▶ **EXERCISE DIRECTIONS**
Leaving the pictures out, print the lines from the first line of the listing through the line containing "const captionText = 'The flow chart.';", exactly as they read, and no others.
+---+
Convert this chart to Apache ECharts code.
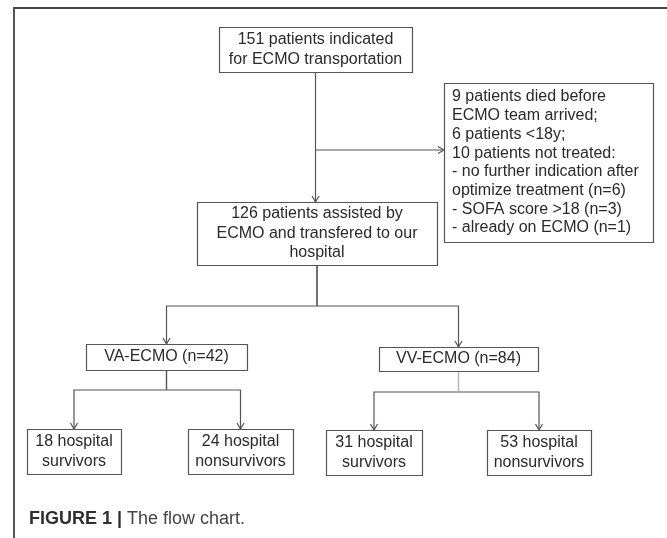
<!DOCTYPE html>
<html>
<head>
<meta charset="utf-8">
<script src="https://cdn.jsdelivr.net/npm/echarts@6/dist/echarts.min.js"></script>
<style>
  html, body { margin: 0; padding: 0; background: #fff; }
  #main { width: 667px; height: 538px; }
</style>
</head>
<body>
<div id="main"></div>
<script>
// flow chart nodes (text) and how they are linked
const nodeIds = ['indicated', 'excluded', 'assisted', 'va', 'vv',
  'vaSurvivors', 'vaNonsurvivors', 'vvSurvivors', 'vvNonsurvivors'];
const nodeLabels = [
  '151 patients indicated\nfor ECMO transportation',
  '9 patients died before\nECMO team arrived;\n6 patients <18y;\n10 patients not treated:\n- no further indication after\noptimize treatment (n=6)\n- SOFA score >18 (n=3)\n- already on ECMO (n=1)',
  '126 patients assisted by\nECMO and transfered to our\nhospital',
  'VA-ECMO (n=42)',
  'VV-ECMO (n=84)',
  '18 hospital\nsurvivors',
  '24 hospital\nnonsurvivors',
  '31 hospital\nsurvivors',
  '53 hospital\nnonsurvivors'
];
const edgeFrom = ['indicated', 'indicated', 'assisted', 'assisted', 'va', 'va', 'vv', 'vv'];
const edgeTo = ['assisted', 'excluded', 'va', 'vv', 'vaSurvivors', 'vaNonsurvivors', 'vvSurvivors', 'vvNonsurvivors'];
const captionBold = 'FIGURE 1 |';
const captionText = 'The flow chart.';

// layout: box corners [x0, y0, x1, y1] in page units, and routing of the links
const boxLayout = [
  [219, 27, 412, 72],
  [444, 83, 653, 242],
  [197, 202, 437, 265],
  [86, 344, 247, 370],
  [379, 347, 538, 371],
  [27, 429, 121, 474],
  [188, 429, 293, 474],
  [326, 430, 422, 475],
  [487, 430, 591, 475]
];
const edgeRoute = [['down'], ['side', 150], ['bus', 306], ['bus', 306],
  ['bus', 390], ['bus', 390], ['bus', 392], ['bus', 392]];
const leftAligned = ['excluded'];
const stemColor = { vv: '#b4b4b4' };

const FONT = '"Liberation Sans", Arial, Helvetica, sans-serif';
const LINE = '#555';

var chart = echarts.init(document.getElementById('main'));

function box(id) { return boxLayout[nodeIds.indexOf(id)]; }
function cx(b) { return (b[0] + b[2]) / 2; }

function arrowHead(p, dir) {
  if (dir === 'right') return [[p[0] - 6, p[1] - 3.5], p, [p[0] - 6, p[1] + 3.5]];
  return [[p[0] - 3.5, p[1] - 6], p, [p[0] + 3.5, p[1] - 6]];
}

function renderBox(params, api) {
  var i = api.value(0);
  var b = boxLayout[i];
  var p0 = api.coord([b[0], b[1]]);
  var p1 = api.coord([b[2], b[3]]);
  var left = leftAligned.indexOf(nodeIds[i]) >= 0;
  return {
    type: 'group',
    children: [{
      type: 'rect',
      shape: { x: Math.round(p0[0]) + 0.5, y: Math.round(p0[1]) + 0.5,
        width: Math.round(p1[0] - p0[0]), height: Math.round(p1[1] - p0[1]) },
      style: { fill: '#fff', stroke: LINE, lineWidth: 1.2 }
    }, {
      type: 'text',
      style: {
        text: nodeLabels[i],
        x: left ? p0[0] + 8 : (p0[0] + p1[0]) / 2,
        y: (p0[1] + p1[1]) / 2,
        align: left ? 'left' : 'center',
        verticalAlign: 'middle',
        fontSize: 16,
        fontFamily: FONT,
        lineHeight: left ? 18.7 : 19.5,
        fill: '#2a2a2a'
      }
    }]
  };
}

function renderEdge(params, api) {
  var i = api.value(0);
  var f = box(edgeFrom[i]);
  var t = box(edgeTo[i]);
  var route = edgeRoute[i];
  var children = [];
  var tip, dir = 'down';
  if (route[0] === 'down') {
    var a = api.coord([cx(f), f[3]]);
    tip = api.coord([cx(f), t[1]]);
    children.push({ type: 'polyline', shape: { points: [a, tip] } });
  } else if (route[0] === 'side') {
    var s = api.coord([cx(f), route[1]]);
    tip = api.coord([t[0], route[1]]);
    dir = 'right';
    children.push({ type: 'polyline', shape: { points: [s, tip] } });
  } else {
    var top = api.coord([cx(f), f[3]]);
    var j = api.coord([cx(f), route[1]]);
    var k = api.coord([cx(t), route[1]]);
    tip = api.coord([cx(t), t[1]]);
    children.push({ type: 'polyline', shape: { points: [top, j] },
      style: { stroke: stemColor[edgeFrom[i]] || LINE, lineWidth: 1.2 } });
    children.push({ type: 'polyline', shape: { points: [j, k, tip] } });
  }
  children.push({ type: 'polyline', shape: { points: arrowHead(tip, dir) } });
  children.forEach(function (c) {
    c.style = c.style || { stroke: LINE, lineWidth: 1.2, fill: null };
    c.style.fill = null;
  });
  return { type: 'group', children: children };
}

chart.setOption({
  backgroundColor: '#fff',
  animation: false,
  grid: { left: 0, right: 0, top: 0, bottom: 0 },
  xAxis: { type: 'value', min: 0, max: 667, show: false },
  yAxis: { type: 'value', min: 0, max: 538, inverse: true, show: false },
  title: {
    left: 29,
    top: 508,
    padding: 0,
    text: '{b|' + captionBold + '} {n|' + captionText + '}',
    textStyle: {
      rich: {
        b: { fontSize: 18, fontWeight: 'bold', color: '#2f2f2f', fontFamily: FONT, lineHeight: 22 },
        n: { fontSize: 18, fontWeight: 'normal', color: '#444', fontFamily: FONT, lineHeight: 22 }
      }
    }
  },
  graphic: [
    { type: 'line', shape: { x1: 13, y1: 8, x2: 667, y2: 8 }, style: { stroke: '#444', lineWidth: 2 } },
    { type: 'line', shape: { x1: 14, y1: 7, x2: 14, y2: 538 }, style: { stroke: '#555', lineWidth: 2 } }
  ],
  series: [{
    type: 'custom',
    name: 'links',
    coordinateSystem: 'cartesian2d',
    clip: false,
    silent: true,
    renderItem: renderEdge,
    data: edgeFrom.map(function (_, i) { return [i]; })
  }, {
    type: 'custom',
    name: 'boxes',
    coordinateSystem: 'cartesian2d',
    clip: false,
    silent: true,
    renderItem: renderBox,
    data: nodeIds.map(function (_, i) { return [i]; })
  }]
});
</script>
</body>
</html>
+---+
▶ **PROBLEM SOLUTION**
Convert this chart to Apache ECharts code.
<!DOCTYPE html>
<html>
<head>
<meta charset="utf-8">
<script src="https://cdn.jsdelivr.net/npm/echarts@6/dist/echarts.min.js"></script>
<style>
  html, body { margin: 0; padding: 0; background: #fff; }
  #main { width: 667px; height: 538px; }
</style>
</head>
<body>
<div id="main"></div>
<script>
// flow chart nodes (text) and how they are linked
const nodeIds = ['indicated', 'excluded', 'assisted', 'va', 'vv',
  'vaSurvivors', 'vaNonsurvivors', 'vvSurvivors', 'vvNonsurvivors'];
const nodeLabels = [
  '151 patients indicated\nfor ECMO transportation',
  '9 patients died before\nECMO team arrived;\n6 patients <18y;\n10 patients not treated:\n- no further indication after\noptimize treatment (n=6)\n- SOFA score >18 (n=3)\n- already on ECMO (n=1)',
  '126 patients assisted by\nECMO and transfered to our\nhospital',
  'VA-ECMO (n=42)',
  'VV-ECMO (n=84)',
  '18 hospital\nsurvivors',
  '24 hospital\nnonsurvivors',
  '31 hospital\nsurvivors',
  '53 hospital\nnonsurvivors'
];
const edgeFrom = ['indicated', 'indicated', 'assisted', 'assisted', 'va', 'va', 'vv', 'vv'];
const edgeTo = ['assisted', 'excluded', 'va', 'vv', 'vaSurvivors', 'vaNonsurvivors', 'vvSurvivors', 'vvNonsurvivors'];
const captionBold = 'FIGURE 1 |';
const captionText = 'The flow chart.';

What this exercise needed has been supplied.